Hey Gina! I saw the -60's this AM too! Just barely: 169.4! One bit of extra car s or salt today and I probably won't see it again tomorrow, so that's motivating ! Isn't it exciting to move down a 10# notch? I was in the 190s when I started. I always weigh 2# more ar the Center, so I don't know if I will make that 20# board this Friday or not. It would be great.
BigDog, I am SO like you- I will eat great but drink instead. Talk about beating myself up... I actually declined a party this weekend because it will be a rowdy one and I just don't want to be around it. It's an Ugly Sweater party, if you can imagine!
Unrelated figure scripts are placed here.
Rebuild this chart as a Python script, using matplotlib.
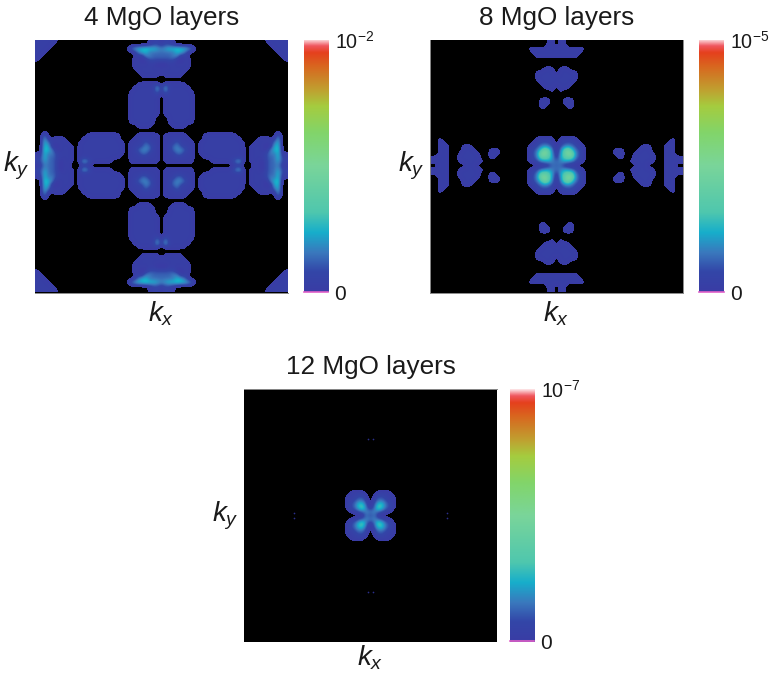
import numpy as np
import matplotlib
matplotlib.use("Agg")
import matplotlib.pyplot as plt
from matplotlib.colors import LinearSegmentedColormap

plt.rcParams['font.family'] = ['Liberation Sans', 'DejaVu Sans']
plt.rcParams['mathtext.fontset'] = 'custom'
plt.rcParams['mathtext.rm'] = 'Liberation Sans'
plt.rcParams['mathtext.it'] = 'Liberation Sans:italic'
plt.rcParams['mathtext.bf'] = 'Liberation Sans:bold'

TITLES = ['4 MgO layers', '8 MgO layers', '12 MgO layers']
TOP_LABELS = ['$\\mathrm{10^{-2}}$', '$\\mathrm{10^{-5}}$', '$\\mathrm{10^{-7}}$']
GRID_SCALE = 20.0

# Hand-read transmission levels (hex digit / 20 of colour-bar range),
# rows from panel top to centre, columns 22..32 of the top-left quadrant.
mgo4_column = [
    ".......112.", ".......1221", "..356676654", "....3553333", "...11.44333",
    "...11..2222", "...111111..", "...11111111", "....1111111", ".....11111.",
    "...........", "....111111.", "...1111116.", "..11111114.", "..11111111.",
    "..11111111.", "..11111111.", "..11111111.", "..11111111.", "..11111111.",
    "..1111111..", "..1111111..", "....1111...", "...........", "....111111.",
    "...1111111.", "..11111111.", "..11122211.", "..11344211.", "..11133111.",
    "..11111111.", "...1111111.", "...........",
]
mgo4_corner = ["11111.", "11111.", "1111..", "111...", "11....", "1....."]

mgo8_column = [
    "........11.", "........11.", "...11111111", "....1111111", ".....111111",
    "...........", "...........", ".......111.", ".....11111.", ".....111111",
    ".....111111", "......11111", ".......111.", ".........1.", "...........",
    "......111..", "......111..", "......11...", "...........", "...........",
    "...........", "...........", "...........", "...........", "...........",
    ".....1111..", "....112221.", "...1123432.", "...1236873.", "...124ab84.",
    "...1238875.", "...11223434", ".........42",
]

mgo12_column = [
    "..........."] * 26 + [
    ".....1111..", "....111221.", "....112331.", "....123662.", "....123683.",
    ".....112344", ".........41",
]

# Faint specks of the 12-layer panel, in grid units from the centre.
speck_along = [-19.7, -19.7, 19.7, 19.7, -0.7, 0.7, -0.7, 0.7]
speck_across = [-0.7, 0.7, -0.7, 0.7, -19.7, -19.7, 19.7, 19.7]

colorbar_stops = [0.0, 0.08, 0.155, 0.235, 0.315, 0.5, 0.63, 0.735, 0.80, 0.895, 0.947, 0.974, 1.0]
colorbar_colors = ['#3a3ca5', '#3346a8', '#3a78bd', '#17aecb', '#4fc7ae', '#7ad59a', '#82d56a',
                   '#a5cc3f', '#c0a030', '#d9651f', '#e5401d', '#f0575f', '#fde6e8']

cmap = LinearSegmentedColormap.from_list('mgo', list(zip(colorbar_stops, colorbar_colors)), N=512)
cmap.set_under('black')


def build_grid(column, corner=None):
    n = 33
    q = np.zeros((n, n))
    for r, row in enumerate(column):
        for c, ch in enumerate(row):
            if ch != '.':
                q[r, 22 + c] = int(ch, 16) / GRID_SCALE
    if corner:
        for r, row in enumerate(corner):
            for c, ch in enumerate(row):
                if ch != '.':
                    q[r, c] = int(ch, 16) / GRID_SCALE
    q = np.maximum(q, q.T)
    top = np.hstack([q, q[:, -2::-1]])
    return np.vstack([top, top[-2::-1, :]])


def soften(grid, factor=4, sigma=2.4):
    """Round the coarse reading: repeat each cell, then a Gaussian blur."""
    fine = np.repeat(np.repeat(grid, factor, axis=0), factor, axis=1)
    radius = int(3 * sigma)
    k = np.exp(-0.5 * (np.arange(-radius, radius + 1) / sigma) ** 2)
    k /= k.sum()
    pad = np.pad(fine, radius, mode='edge')
    pad = np.apply_along_axis(lambda v: np.convolve(v, k, mode='same'), 0, pad)
    pad = np.apply_along_axis(lambda v: np.convolve(v, k, mode='same'), 1, pad)
    return pad[radius:-radius, radius:-radius]


W, H = 769, 675
fig = plt.figure(figsize=(W / 100, H / 100), dpi=100, facecolor='white')


def box(x0, y0, x1, y1):
    return [x0 / W, 1 - y1 / H, (x1 - x0) / W, (y1 - y0) / H]


panels = [
    (build_grid(mgo4_column, mgo4_corner), (35, 40, 288, 292.5), (304, 40, 328.3, 292.5), ['bottom'], 5),
    (build_grid(mgo8_column), (430, 40, 682.7, 292.5), (699, 40, 724, 292.5), ['left', 'right', 'bottom'], 5),
    (build_grid(mgo12_column), (244.3, 389.3, 496.8, 641.8), (510, 389.3, 534.3, 641.8), ['top'], 1.2),
]

for i, (grid, pbox, cbox, edges, xpad) in enumerate(panels):
    ax = fig.add_axes(box(*pbox))
    im = ax.imshow(soften(grid), cmap=cmap, vmin=0.025, vmax=1.0, interpolation='bilinear',
                   interpolation_stage='data', extent=(-32.5, 32.5, -32.5, 32.5), aspect='auto')
    ax.patch.set_facecolor('black')
    ax.set_xticks([])
    ax.set_yticks([])
    for name, s in ax.spines.items():
        s.set_visible(name in edges)
        s.set_color('#8a8a8a')
        s.set_linewidth(0.7)
    ax.set_title(TITLES[i], fontsize=18.8, color='#1a1a1a', pad=11)
    ax.set_xlabel('$\\mathit{k_x}$', fontsize=20, color='#1a1a1a', labelpad=xpad)
    ax.set_ylabel('$\\mathit{k_y}$', fontsize=20, color='#1a1a1a', rotation=0, labelpad=13.5, va='center')
    if i == 2:
        ax.scatter(speck_along, speck_across, s=1.5, color='#2a2f8a', linewidths=0)

    cax = fig.add_axes(box(*cbox))
    grad = np.linspace(0, 1, 512)[:, None]
    cax.imshow(grad, cmap=cmap, origin='lower', extent=(0, 1, 0, 1), aspect='auto',
               vmin=0, vmax=1, interpolation='bilinear')
    cax.axhline(0.002, color='#e060c8', lw=1.2, clip_on=False)
    cax.set_xticks([])
    cax.yaxis.tick_right()
    cax.set_yticks([0.0, 1.0])
    labels = cax.set_yticklabels(['0', TOP_LABELS[i]], fontsize=14.2, color='#1a1a1a')
    labels[0].set_fontsize(15)
    cax.tick_params(axis='y', length=0, pad=4.5)
    for s in cax.spines.values():
        s.set_visible(False)

fig.savefig('out.png', dpi=100, facecolor='white')
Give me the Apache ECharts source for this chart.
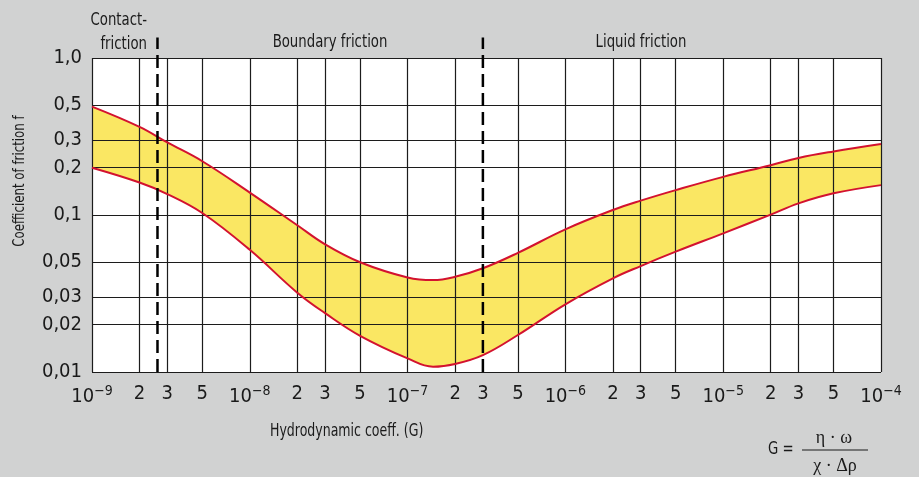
<!DOCTYPE html>
<html>
<head>
<meta charset="utf-8">
<script src="https://cdn.jsdelivr.net/npm/echarts@6/dist/echarts.min.js"></script>
<style>
    html, body { margin: 0; padding: 0; background: #d1d2d2; }
    #chart { width: 919px; height: 477px; }
</style>
</head>
<body>
<div id="chart"></div>
<script>
// hydrodynamic coefficient G and the friction band (upper / lower edge)
var gValues = [1e-9, 2e-9, 3e-9, 5e-9, 1e-8, 2e-8, 3e-8, 5e-8, 1e-7, 1.45e-7, 2e-7, 3e-7, 5e-7, 1e-6, 2e-6, 3e-6, 5e-6, 1e-5, 2e-5, 3e-5, 5e-5, 1e-4]
var upperF = [0.49, 0.364, 0.29, 0.22, 0.139, 0.086, 0.065, 0.050, 0.040, 0.0385, 0.0404, 0.0458, 0.0574, 0.081, 0.1076, 0.1234, 0.144, 0.175, 0.2075, 0.231, 0.254, 0.283]
var lowerF = [0.2, 0.161, 0.136, 0.103, 0.060, 0.032, 0.0237, 0.017, 0.0122, 0.0108, 0.01125, 0.0128, 0.0172, 0.027, 0.0395, 0.0473, 0.0584, 0.0764, 0.1006, 0.1186, 0.1374, 0.155]

// friction regime limits (dashed lines)
var contactLimit = 2.6e-9
var liquidLimit = 3e-7
var dashSpan = [0.01, 1.35]

// axis ticks
var xTicks = [1e-9, 2e-9, 3e-9, 5e-9, 1e-8, 2e-8, 3e-8, 5e-8, 1e-7, 2e-7, 3e-7, 5e-7, 1e-6, 2e-6, 3e-6, 5e-6, 1e-5, 2e-5, 3e-5, 5e-5, 1e-4]
var xTickLabels = ['10^−9', '2', '3', '5', '10^−8', '2', '3', '5', '10^−7', '2', '3', '5', '10^−6', '2', '3', '5', '10^−5', '2', '3', '5', '10^−4']
var yTicks = [0.01, 0.02, 0.03, 0.05, 0.1, 0.2, 0.3, 0.5, 1]
var yTickLabels = ['0,01', '0,02', '0,03', '0,05', '0,1', '0,2', '0,3', '0,5', '1,0']

var font = "'Liberation Sans Narrow', 'DejaVu Sans Condensed', sans-serif"
var ink = '#1a1a1a'
var red = '#d3122f'
var yellow = '#fae763'

function nearestIndex(list, v) {
    var best = 0
    for (var i = 1; i < list.length; i++) {
        if (Math.abs(Math.log10(list[i] / v)) < Math.abs(Math.log10(list[best] / v))) best = i
    }
    return best
}

function pairs(ys) {
    return gValues.map(function (g, i) { return [g, ys[i]] })
}

// the dashed line replaces the 3e-7 grid line
var xGrid = xTicks.filter(function (v) { return Math.abs(Math.log10(v / liquidLimit)) > 1e-6 })

// narrow text for the free labels
function label(x, y, text, size, align, extra) {
    var el = {
        type: 'text',
        x: x,
        y: y,
        scaleX: 0.82,
        style: { text: text, fontFamily: font, fontSize: size, fill: ink, textAlign: align, textVerticalAlign: 'middle' }
    }
    return Object.assign(el, extra || {})
}

var chart = echarts.init(document.getElementById('chart'))
chart.setOption({
    backgroundColor: '#d1d2d2',
    animation: false,
    grid: {
        left: 92,
        right: 38,
        top: 58,
        bottom: 105,
        show: true,
        backgroundColor: '#fff',
        borderWidth: 0
    },
    xAxis: {
        type: 'log',
        logBase: 10,
        min: 1e-9,
        max: 1e-4,
        z: 2,
        axisLine: { show: false },
        axisTick: { show: false, customValues: xGrid },
        splitLine: { show: true, customValues: xGrid, lineStyle: { color: '#1c1c1c', width: 1.2 } },
        axisLabel: {
            customValues: xTicks,
            margin: 12,
            formatter: function (v) {
                var s = xTickLabels[nearestIndex(xTicks, v)]
                if (s.indexOf('^') >= 0) {
                    var p = s.split('^')
                    return '{b|' + p[0] + '}{s|' + p[1] + '}'
                }
                return '{b|' + s + '}'
            },
            rich: {
                b: { fontFamily: font, fontSize: 20, color: ink },
                s: { fontFamily: font, fontSize: 14, color: ink, padding: [0, 0, 11, 0] }
            }
        }
    },
    yAxis: {
        type: 'log',
        logBase: 10,
        min: 0.01,
        max: 1,
        z: 2,
        axisLine: { show: false },
        axisTick: { show: false, customValues: yTicks },
        splitLine: { show: true, customValues: yTicks, lineStyle: { color: '#1c1c1c', width: 1.2 } },
        axisLabel: {
            customValues: yTicks,
            margin: 10,
            fontFamily: font,
            fontSize: 20,
            color: ink,
            formatter: function (v) {
                return yTickLabels[nearestIndex(yTicks, v)]
            }
        }
    },
    series: [
        {
            // yellow band: fill under upper edge, then cover under lower edge with white
            type: 'line',
            data: pairs(upperF),
            smooth: 0.4,
            symbol: 'none',
            z: 1,
            lineStyle: { width: 0 },
            areaStyle: { color: yellow, opacity: 1, origin: 'start' }
        },
        {
            type: 'line',
            data: pairs(lowerF),
            smooth: 0.4,
            symbol: 'none',
            z: 1,
            lineStyle: { width: 0 },
            areaStyle: { color: '#fff', opacity: 1, origin: 'start' }
        },
        {
            type: 'line',
            data: pairs(upperF),
            smooth: 0.4,
            symbol: 'none',
            z: 3,
            lineStyle: { color: red, width: 2 }
        },
        {
            type: 'line',
            data: pairs(lowerF),
            smooth: 0.4,
            symbol: 'none',
            z: 3,
            lineStyle: { color: red, width: 2 }
        },
        {
            type: 'line',
            data: dashSpan.map(function (f) { return [contactLimit, f] }),
            symbol: 'none',
            clip: false,
            z: 4,
            lineStyle: { color: '#000', width: 2.5, type: [13, 6] }
        },
        {
            type: 'line',
            data: dashSpan.map(function (f) { return [liquidLimit, f] }),
            symbol: 'none',
            clip: false,
            z: 4,
            lineStyle: { color: '#000', width: 2.5, type: [13, 6] }
        }
    ],
    graphic: [
        label(147, 20, 'Contact-', 18, 'right'),
        label(147, 44, 'friction', 18, 'right'),
        label(330, 42, 'Boundary friction', 18, 'center'),
        label(641, 42, 'Liquid friction', 18, 'center'),
        label(20, 181, 'Coefficient of friction f', 16, 'center', { rotation: Math.PI / 2 }),
        label(270, 432, 'Hydrodynamic coeff. (G)', 17, 'left'),
        label(768, 449, 'G =', 18, 'left'),
        {
            type: 'line',
            shape: { x1: 802, y1: 450, x2: 868, y2: 450 },
            style: { stroke: ink, lineWidth: 1.2 }
        },
        {
            type: 'text',
            x: 834, y: 438,
            style: { text: 'η · ω', fontFamily: "'Liberation Serif', serif", fontSize: 18, fill: ink, textAlign: 'center', textVerticalAlign: 'middle' }
        },
        {
            type: 'text',
            x: 835, y: 466,
            style: { text: 'χ · Δρ', fontFamily: "'Liberation Serif', serif", fontSize: 18, fill: ink, textAlign: 'center', textVerticalAlign: 'middle' }
        }
    ]
})
</script>
</body>
</html>
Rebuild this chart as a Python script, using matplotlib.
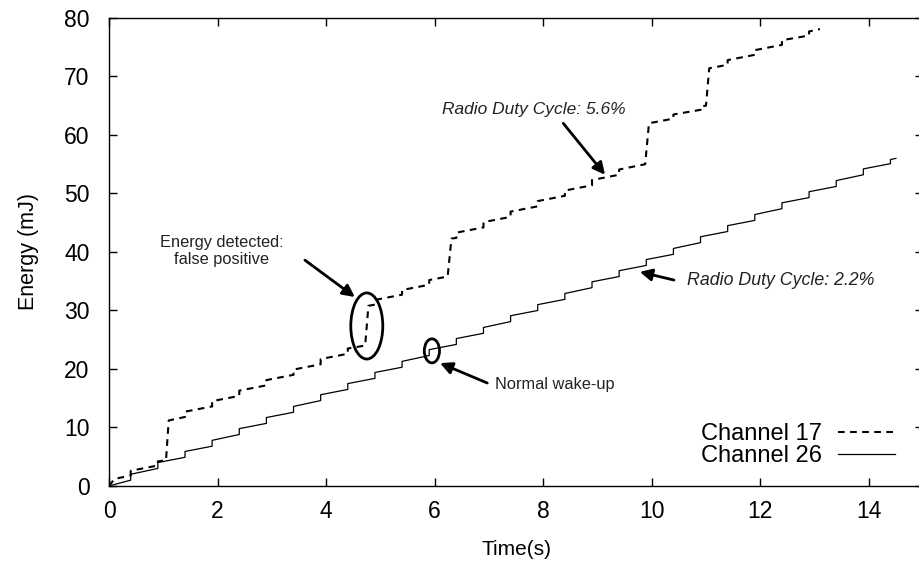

Probably will be lots of laughs but I need to hibernate after last week and in advance of the next one. At least I'm learning not to try to do everything.
Usually I don't get on the scales once during the holidays. I kind of wonder how much I typically gain. I have always eaten all the goodies that came in. And drank all the high-cal cocktails. Even if I don't make the 5 pounds by Christmas, I know I'm better off for being on program most of the time.


This has been hard...but I have only myself to blame. I see through looking at my food journal all of the mistakes I have made, and I feel like a child because it is almost like I pushed a little this past week just to see what I could get away with....not a good idea. To top it all off, I am headed to Vegas this weekend with my daughter and husband, and sure don't feel like I have much room where dining is concerned. This will be a challenge.